Binding Wires, Twining Ropes. Digital STS.

Binding Wires, Twining Ropes: STS, Imagination and the Materiality of Sea Change

Stephanie B. Steinhardt, Amanda J. Thackray

DigitalSTS Workshop @ The Annual Meeting of the Society for the Social Studies of Science (4S) 2015 | Denver, CO | November 10-12, 2015

Rope is an ever-present material in oceanographic work: it is conspicuously present to an outsider yet rendered almost invisible in the consciousness of those who spend their life on the sea. Even in the learning phases of how to thrive and survive on the water there is much about rope that is taken as tacit: the arduous and tedious process of twining rope, the ubiquity of its use across multiple seafaring purposes, the trial and error of discovering the best knot for each purpose, and the seemingly magical unbreakable nature of its commingled threads.
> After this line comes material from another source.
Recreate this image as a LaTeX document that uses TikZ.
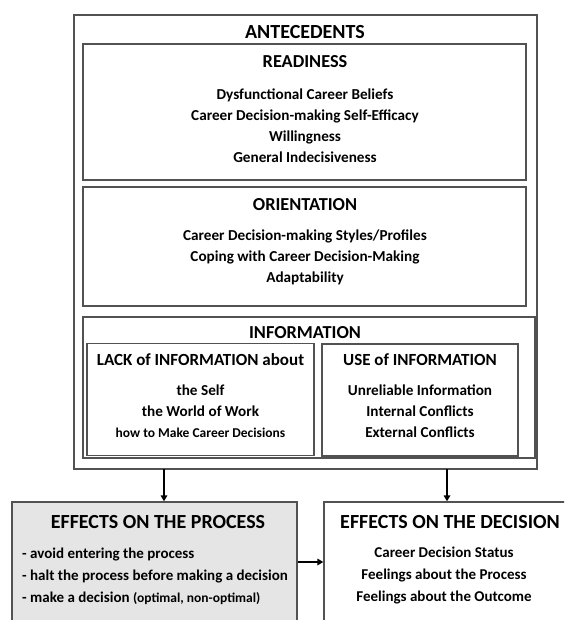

Instead, what occupies conversation aboard ships is the increasingly computational nature of work and the need for skill-building not in binding and twining but around data sets, algorithms and machinery. In response to years of engagement with modern oceanographic work and ship-based cruises, this paper explores this tension between computation and traditional forms of scientific engagement and related concerns that are of a distinctly STS nature through the process of creating an artistic installation titled “Binding Wires, Twining Ropes.”